Wenn man erwägt, daß die Stiftung jetzt jährlich etwa 80000 Mark
auszuspenden hat — im letzten Jahre waren es über 82000 —: dann fragt man
mit Verwunderung, wieso sich ein deutscher Dichter von Bedeutung überhaupt noch
in Not befinden kann. Was könnte man ausrichten mit so
reichlichen Mitteln, wenn sie nicht immer wieder in kleinen Almosen an
die breite Menge der Schwächlinge verzettelt würden, sondern in wirklich
nennenswerten Ehrenspenden den stark Begabten zugute kämen! Man hat eingewendet,
der Wortlaut der Satzungen erschwere die Austeilung größerer Spenden; aber die
Erschwerung ist kein Hinderungsgrund und muß eben irgendwie überwunden werden.
Es tut not, junge Kräfte, die sich bereits bewährt haben, vor Verkümmerung zu
bewahren und den reifen die Ausdauer in der Durchführung ungewöhnlicher Pläne zu
sichern.
Wir verkennen nicht, wie schwierig es ist, die jeweils Würdigsten auszuwählen,
besonders in unsrer geistig vielspältigen Zeit, die immerfort neue Vorstöße nach
den
verschiedensten Richtungen macht. Wir möchten
deshalb den Verwaltern der
Stiftung
bei dieser schwierigen Aufgabe an die Hand gehn; um aber nicht in den Verdacht
zu geraten, daß wir einseitige Ziele verfolgen, ersuchen wir hierdurch eine
große Anzahl namhafter Mitarbeiter am deutschen Geist, sich mit uns
zusammenzutun und dem Verwaltungsrat Vorschläge zu
|machen, wie das ihm anvertraute Nationalvermögen wohl am ersprießlichsten zu
verwenden sei.
Unsre Absicht ist, den Zentralvorstand der
Schillerstiftung zu ersuchen, daß er alljährlich eine gewisse Summe,
und wäre es nur
die Hälfte der auszuspendenden
Zinsgelder, an
einige wenige Schriftsteller,
insbesondere Dichter, verteilen möge, die ein aus unserm Berufskreise zu
ernennender Vertrauensmann (oder eine Gruppe von Vertrauensleuten) ihm
jedesmal vorschlagen soll. Wenn die wenigen
Persönlichkeiten, für deren Begabung wir vor der Mit- und Nachwelt die
Verantwortung auf uns nehmen, je nach Bedürfnis Ehrengehälter von ausreichender
Höhe und Dauer empfangen, so sichert das in der Tat ihre Schaffensfreiheit, oder
später nötigenfalls ihren Ruhestand, zu ihrer und unsres Volkes Ehre.

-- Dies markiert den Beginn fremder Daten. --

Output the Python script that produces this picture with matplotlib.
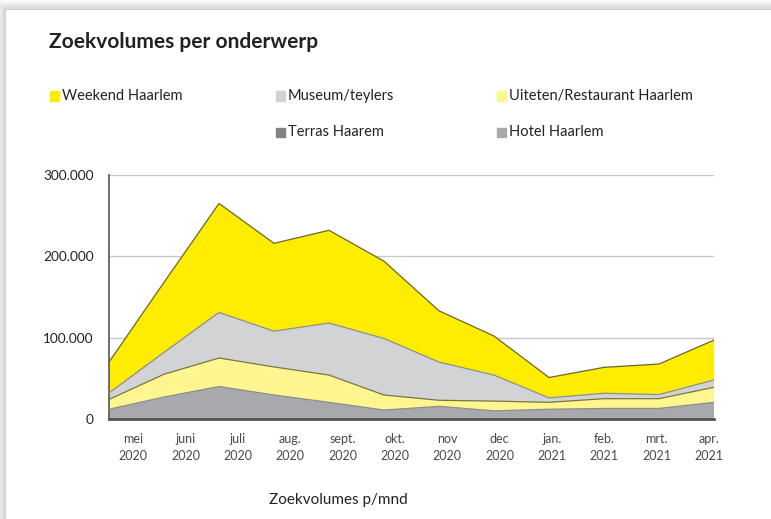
import numpy as np
import matplotlib
matplotlib.use("Agg")
import matplotlib.pyplot as plt
from matplotlib.patches import Rectangle

months = ["mei\n2020", "juni\n2020", "juli\n2020", "aug.\n2020", "sept.\n2020", "okt.\n2020",
          "nov\n2020", "dec\n2020", "jan.\n2021", "feb.\n2021", "mrt.\n2021", "apr.\n2021"]

# stacked from the bottom up
terras = [1500, 1500, 1500, 1500, 1500, 1500, 1500, 1500, 1500, 1500, 1500, 1500]
hotel = [10500, 25500, 38500, 28000, 19000, 9500, 14100, 8500, 10500, 11500, 11500, 19000]
uiteten = [12000, 28000, 35000, 34500, 33500, 18500, 7400, 12000, 8500, 12000, 12000, 18500]
museum = [8000, 27000, 56000, 44000, 64000, 69500, 47000, 32000, 5500, 6600, 5000, 9000]
weekend = [38000, 86000, 134000, 108000, 114000, 95000, 63000, 48000, 25000, 31900, 37600, 49000]

names = ["Terras Haarem", "Hotel Haarlem", "Uiteten/Restaurant Haarlem", "Museum/teylers", "Weekend Haarlem"]
colors = ["#808285", "#a7a9ac", "#fff68f", "#d1d3d4", "#ffed00"]
edges = ["#5f5f5f", "#8c8c8c", "#7a7640", "#8e8e8e", "#6b6630"]

yticks = [0, 100000, 200000, 300000]
ylabels = ["0", "100.000", "200.000", "300.000"]

W, H = 771, 519
plt.rcParams["font.family"] = ["Lato", "DejaVu Sans"]
fig = plt.figure(figsize=(W / 100, H / 100), dpi=100)

# page background with a soft shadow above/left of the white card
bg = fig.add_axes([0, 0, 1, 1], zorder=-5)
yy, xx = np.mgrid[0:H, 0:W]
d = np.maximum(np.clip(6 - xx, 0, None), np.clip(10 - yy, 0, None))
shade = np.where(d > 0, np.clip(0.80 + 0.02 * d, 0, 0.97), 1.0)
bg.imshow(shade, cmap="gray", vmin=0, vmax=1, aspect="auto", interpolation="nearest")
bg.axis("off")

ax = fig.add_axes([109 / W, (H - 419) / H, (714 - 109) / W, (419 - 175) / H])
x = np.arange(len(months))
series = [terras, hotel, uiteten, museum, weekend]
ax.stackplot(x, *series, colors=colors, linewidth=0, zorder=2)
tops = np.cumsum(np.array(series), axis=0)
for top, ec in zip(tops, edges):
    ax.plot(x, top, color=ec, lw=0.9, zorder=3)

ax.set_xlim(0, 11)
ax.set_ylim(0, 300000)
ax.set_yticks(yticks)
ax.set_yticklabels(ylabels, fontsize=9.8, color="#222222")
for v in yticks[1:]:
    ax.axhline(v, color="#c8c8c8", lw=1, zorder=1)
ax.tick_params(axis="y", length=0, pad=11)

ax.set_xticks(np.linspace(0.44, 10.91, 12))
ax.set_xticklabels(months, fontsize=9, color="#4a4a4a", linespacing=1.5)
ax.tick_params(axis="x", length=0, pad=10)

for s in ["top", "right"]:
    ax.spines[s].set_visible(False)
ax.spines["left"].set_color("#555555")
ax.spines["left"].set_linewidth(1.2)
ax.spines["bottom"].set_color("#555555")
ax.spines["bottom"].set_linewidth(2)
ax.spines["bottom"].set_zorder(4)

fig.text(49 / W, 1 - 42 / H, "Zoekvolumes per onderwerp", fontsize=15, fontweight="bold",
         color="#222222", va="center")

legend_pos = [(50, 96, 4), (276, 96, 3), (497, 96, 2), (276, 132, 0), (497, 132, 1)]
for px, py, i in legend_pos:
    fig.patches.append(Rectangle((px / W, 1 - (py + 4.5) / H), 9 / W, 9 / H,
                                 transform=fig.transFigure, color=colors[i]))
    fig.text((px + 12) / W, 1 - py / H, names[i], fontsize=10.5, color="#222222", va="center")

fig.text(338 / W, 1 - 500 / H, "Zoekvolumes p/mnd", fontsize=11, color="#222222",
         ha="center", va="center")

fig.savefig("out.png", dpi=100)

Der Rest
der verfügbaren Zinssumme möge dann immerhin wie bisher den gewöhnlicheren
Anwärtern in kleineren Gaben verabreicht werden.
Natürlich können und wollen wir nicht verlangen, daß sich die Verwaltung der
Schillerstiftung unserm Urteil in bezug auf die
Würdigkeit der vorzuschlagenden Schriftsteller ein für allemal unterwerfe. Wir
wollen uns mit der Verwaltung vorerst nur darüber verständigen, ob sie
grundsätzlich bereit sein würde, die Vorschläge
unsres Vertrauensmannes (oder unsrer Vertrauensleute) regelmäßig
entgegenzunehmen und wohlwollend zu erwägen. Die Verwaltung wird darauf um so
eher eingehen, je mehr Namen von anerkanntem Wert unter unserm Antrag vereinigt
stehen, und zwar gerade auch solche, die vielleicht Anspruch auf die Hilfsmittel
der Stiftung haben.
Wenn Euer Hochwohlgeboren geneigt si nd, uns für diesen Zweck
Ihre Unterschrift zur Verfügung zu stellen, so bitten
wir Sie, Ihr Einverständnis
binnen längstens vierzehn
Tagen dem mitunterzeichneten Geheimen Hofrat Professor Dr.
Köster kundzugeben, unter der Adresse:
Leipzig-Gohlis, Schönhausenstraße 6.